Some hold the view that if certain recognition and measurement principles under full PFRS are useful to the users of financial statements of large enterprises, then these should be similarly allowed for SMEs. Others also prefer making accounting options available to, but not necessarily required of, SMEs if these will result in more useful financial information for financial statements users. While some points may be valid, SMEs should not forget that the ultimate objective of PFRS for SMEs is a simplified, independent and acceptable accounting framework specifically tailored to meet the specific needs of users of SMEs’ financial statements, such as lending institutions that are considering an SME for a loan.

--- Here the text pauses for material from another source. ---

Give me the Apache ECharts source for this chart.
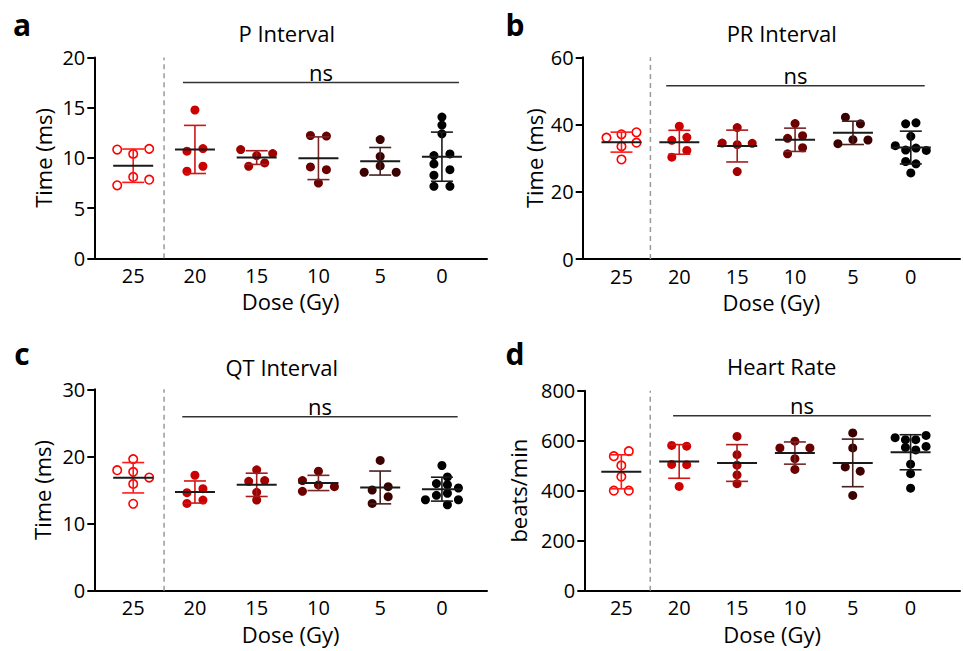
<!DOCTYPE html>
<html>
<head>
<meta charset="utf-8">
<script src="https://cdn.jsdelivr.net/npm/echarts@6/dist/echarts.min.js"></script>
<style>html,body{margin:0;padding:0;background:#fff}#chart{width:963px;height:651px}</style>
</head>
<body>
<div id="chart"></div>
<script>
// ---------- data ----------
const doseLabels = ['25', '20', '15', '10', '5', '0'];

// P interval (ms), one array per dose group (25, 20, 15, 10, 5, 0 Gy)
const pInterval = [
  [10.4, 10.83, 10.9, 8.1, 7.27, 7.83],
  [14.77, 10.93, 10.67, 9.17, 8.67],
  [10.23, 10.83, 10.43, 9.5, 9.17],
  [12.17, 12.23, 8.83, 9.1, 7.5],
  [11.83, 10.15, 9.2, 8.57, 8.57],
  [14.07, 13.27, 12.4, 10.4, 10.23, 8.83, 9.4, 8.27, 7.17, 7.17]
];
// PR interval (ms)
const prInterval = [
  [37.1, 36.1, 37.7, 33.5, 34.6, 29.6],
  [39.5, 36.2, 35.3, 32.3, 30.3],
  [39.1, 34.0, 34.5, 34.4, 26.0],
  [40.3, 36.7, 35.9, 33.1, 31.3],
  [40.2, 42.2, 35.5, 34.3, 35.4],
  [40.5, 40.2, 36.5, 33.0, 32.4, 32.3, 33.7, 28.3, 29.0, 25.6]
];
// QT interval (ms)
const qtInterval = [
  [19.6, 17.7, 17.95, 16.85, 15.9, 12.95],
  [17.2, 15.2, 14.6, 13.5, 13.0],
  [18.0, 16.4, 16.3, 14.65, 13.5],
  [17.8, 15.75, 16.4, 15.5, 14.8],
  [19.4, 15.5, 15.0, 14.0, 13.0],
  [18.65, 16.95, 15.95, 15.8, 15.3, 14.5, 14.2, 13.55, 13.55, 12.8]
];
// Heart rate (beats/min)
const heartRate = [
  [558, 538, 501, 456, 400, 400],
  [578, 581, 504, 505, 417],
  [617, 544, 502, 463, 428],
  [598, 571, 571, 528, 485],
  [631, 571, 478, 495, 381],
  [604, 604, 621, 612, 563, 573, 577, 506, 468, 410]
];

// ---------- styling ----------
const FONT = '"Open Sans", "DejaVu Sans", sans-serif';
const groupColors = ['#FF0000', '#CC0000', '#A00000', '#6B0000', '#3B0000', '#000000'];
const barColors = ['#FF1A1A', '#D01515', '#A51C1C', '#772626', '#472020', '#1A1A1A'];

const panels = [
  {letter: 'a', title: 'P Interval', yName: 'Time (ms)', values: pInterval, yMax: 20, yStep: 5,
   nsRange: [0.806, 5.276], nsY: 17.5, left: 94.3, top: 57.5, width: 392.7, height: 200.8,
   xMin: -0.63, xMax: 5.73, yGap: 40, titleX: 286.7, titleY: 32.5, letterX: 22, letterY: 24},
  {letter: 'b', title: 'PR Interval', yName: 'Time (ms)', values: prInterval, yMax: 60, yStep: 20,
   nsRange: [0.773, 5.24], nsY: 51.55, left: 582.7, top: 57.3, width: 402.3, height: 201.7,
   xMin: -0.67, xMax: 5.85, yGap: 38, titleX: 781.7, titleY: 32.5, letterX: 515, letterY: 24},
  {letter: 'c', title: 'QT Interval', yName: 'Time (ms)', values: qtInterval, yMax: 30, yStep: 10,
   nsRange: [0.795, 5.255], nsY: 25.9, left: 94.3, top: 389.3, width: 392.7, height: 201.4,
   xMin: -0.63, xMax: 5.73, yGap: 41, titleX: 281.7, titleY: 366.7, letterX: 22, letterY: 353},
  {letter: 'd', title: 'Heart Rate', yName: 'beats/min', values: heartRate, yMax: 800, yStep: 200,
   nsRange: [0.895, 5.35], nsY: 700, left: 584.3, top: 390.7, width: 400.7, height: 200,
   xMin: -0.64, xMax: 5.854, yGap: 55, titleX: 781.7, titleY: 366.3, letterX: 515, letterY: 353}
];

// ---------- helpers ----------
function meanSd(vals) {
  const n = vals.length;
  const m = vals.reduce((a, b) => a + b, 0) / n;
  const sd = Math.sqrt(vals.reduce((a, b) => a + (b - m) * (b - m), 0) / (n - 1));
  return {mean: m, sd: sd};
}

// simple beeswarm (pixel offsets) so overlapping points spread sideways
function swarm(vals, yPx, Dy) {
  const S = 16, h = 8, Wmax = 33;
  const ys = vals.map(v => -v * yPx);
  const xs = [];
  for (let i = 0; i < vals.length; i++) {
    let chosen = 0;
    for (let k = 0; k < 60; k++) {
      const c = k === 0 ? 0 : (k % 2 ? -Math.ceil(k / 2) : k / 2) * h;
      let ok = true;
      for (let j = 0; j < i; j++) {
        if (Math.abs(ys[i] - ys[j]) < Dy && Math.abs(c - xs[j]) < S - 1e-9) { ok = false; break; }
      }
      if (ok) { chosen = c; break; }
    }
    xs.push(chosen);
  }
  const order = vals.map((_, i) => i).sort((a, b) => ys[a] - ys[b]);
  const comps = [];
  let cur = [order[0]];
  for (let t = 1; t < order.length; t++) {
    if (ys[order[t]] - ys[order[t - 1]] < Dy) cur.push(order[t]);
    else { comps.push(cur); cur = [order[t]]; }
  }
  comps.push(cur);
  let W = 0;
  comps.forEach(c => {
    const mn = Math.min(...c.map(i => xs[i])), mx = Math.max(...c.map(i => xs[i]));
    const sh = -(mn + mx) / 2;
    c.forEach(i => { xs[i] += sh; });
    W = Math.max(W, mx - mn);
  });
  const f = W > Wmax ? Wmax / W : 1;
  return xs.map(x => x * f);
}

// ---------- build option ----------
const grid = [], xAxis = [], yAxis = [], series = [], graphic = [];

panels.forEach((p, i) => {
  grid.push({left: p.left, top: p.top, width: p.width, height: p.height, containLabel: false});
  xAxis.push({
    gridIndex: i, type: 'value', min: p.xMin, max: p.xMax, minInterval: 1, maxInterval: 1,
    axisLine: {show: true, onZero: false, lineStyle: {color: '#000', width: 2}},
    axisTick: {show: false}, splitLine: {show: false},
    axisLabel: {margin: 7, fontSize: 20, color: '#000', fontFamily: FONT,
      formatter: v => (Math.abs(v - Math.round(v)) < 1e-6 && v >= 0 && v <= 5) ? doseLabels[Math.round(v)] : ''},
    name: 'Dose (Gy)', nameLocation: 'middle', nameGap: 32,
    nameTextStyle: {fontSize: 22, color: '#000', fontFamily: FONT}
  });
  yAxis.push({
    gridIndex: i, type: 'value', min: 0, max: p.yMax, interval: p.yStep,
    axisLine: {show: true, onZero: false, lineStyle: {color: '#000', width: 2}},
    axisTick: {show: true, length: 7, lineStyle: {color: '#000', width: 2}},
    splitLine: {show: false},
    axisLabel: {margin: 9, fontSize: 20, color: '#000', fontFamily: FONT},
    name: p.yName, nameLocation: 'middle', nameGap: p.yGap, nameRotate: 90,
    nameTextStyle: {fontSize: 22, color: '#000', fontFamily: FONT}
  });

  const xPx = p.width / (p.xMax - p.xMin);
  const yPx = p.height / p.yMax;

  p.values.forEach((vals, g) => {
    const off = swarm(vals, yPx, g === 0 ? 9 : 7.1);
    series.push({
      type: 'scatter', xAxisIndex: i, yAxisIndex: i, silent: true, z: 3,
      symbol: 'circle', symbolSize: g === 0 ? 8.5 : 9,
      itemStyle: g === 0
        ? {color: 'rgba(255,255,255,0)', borderColor: groupColors[0], borderWidth: 1.6, opacity: 1}
        : {color: groupColors[g], opacity: 1},
      emphasis: {disabled: true},
      data: vals.map((v, k) => [g + off[k] / xPx, v])
    });
  });

  const stats = p.values.map(meanSd);
  series.push({
    type: 'custom', xAxisIndex: i, yAxisIndex: i, z: 5, silent: true, clip: false,
    data: stats.map((s, g) => [g, s.mean, s.sd]),
    renderItem: (params, api) => {
      const g = api.value(0), m = api.value(1), sd = api.value(2);
      const c = api.coord([g, m]), t = api.coord([g, m + sd]), b = api.coord([g, m - sd]);
      const st = {stroke: barColors[params.dataIndex], lineWidth: 1.6};
      return {type: 'group', children: [
        {type: 'line', shape: {x1: c[0], y1: t[1], x2: c[0], y2: b[1]}, style: st},
        {type: 'line', shape: {x1: c[0] - 11, y1: t[1], x2: c[0] + 11, y2: t[1]}, style: st},
        {type: 'line', shape: {x1: c[0] - 11, y1: b[1], x2: c[0] + 11, y2: b[1]}, style: st},
        {type: 'line', shape: {x1: c[0] - 20, y1: c[1], x2: c[0] + 20, y2: c[1]},
         style: {stroke: '#1a1a1a', lineWidth: 2}}
      ]};
    }
  });

  series.push({
    type: 'custom', xAxisIndex: i, yAxisIndex: i, z: 4, silent: true, clip: false,
    data: [[p.nsRange[0], p.nsY, p.nsRange[1]]],
    renderItem: (params, api) => {
      const a = api.coord([api.value(0), api.value(1)]);
      const b = api.coord([api.value(2), api.value(1)]);
      const s0 = api.coord([0.5, 0]), s1 = api.coord([0.5, p.yMax]);
      return {type: 'group', children: [
        {type: 'line', shape: {x1: s0[0], y1: s0[1], x2: s1[0], y2: s1[1]},
         style: {stroke: '#9a9a9a', lineWidth: 1.5, lineDash: [5, 4]}},
        {type: 'line', shape: {x1: a[0], y1: a[1], x2: b[0], y2: b[1]},
         style: {stroke: '#333', lineWidth: 1.5}},
        {type: 'text', x: (a[0] + b[0]) / 2, y: a[1] - 11,
         style: {text: 'ns', fill: '#000', fontSize: 22, fontFamily: FONT,
                 align: 'center', verticalAlign: 'middle', textAlign: 'center', textVerticalAlign: 'middle'}}
      ]};
    }
  });

  graphic.push({type: 'text', x: p.letterX, y: p.letterY, silent: true,
    style: {text: p.letter, fill: '#000', fontSize: 30, fontWeight: 'bold', fontFamily: FONT,
            align: 'center', verticalAlign: 'middle', textAlign: 'center', textVerticalAlign: 'middle'}});
  graphic.push({type: 'text', x: p.titleX, y: p.titleY, silent: true,
    style: {text: p.title, fill: '#000', fontSize: 22, fontFamily: FONT,
            align: 'center', verticalAlign: 'middle', textAlign: 'center', textVerticalAlign: 'middle'}});
});

const chart = echarts.init(document.getElementById('chart'), null, {renderer: 'svg', width: 963, height: 651});
chart.setOption({animation: false, backgroundColor: '#fff', grid, xAxis, yAxis, series, graphic});
</script>
</body>
</html>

With the mounting challenges SMEs are experiencing with their financial reporting, now is the right time for the SMEs to look into their accounting infrastructure and to commit to producing useful and reliable financial information. With the country’s improving economy and expected results of AEC 2015, such as the existence of a bigger ASEAN market of about 600 million people, the removal of trade and investment barriers, improvements in regional value chains and wider financing sources from integrated regional capital markets, SMEs should get ready to reap their share of the benefits within this highly anticipated competitive and beneficial business environment. Getting ready means having timely and adequate financial reports that, in turn, will translate into ready access to credit for the SMEs.

Sherwin V. Yason is a partner of SGV & Co.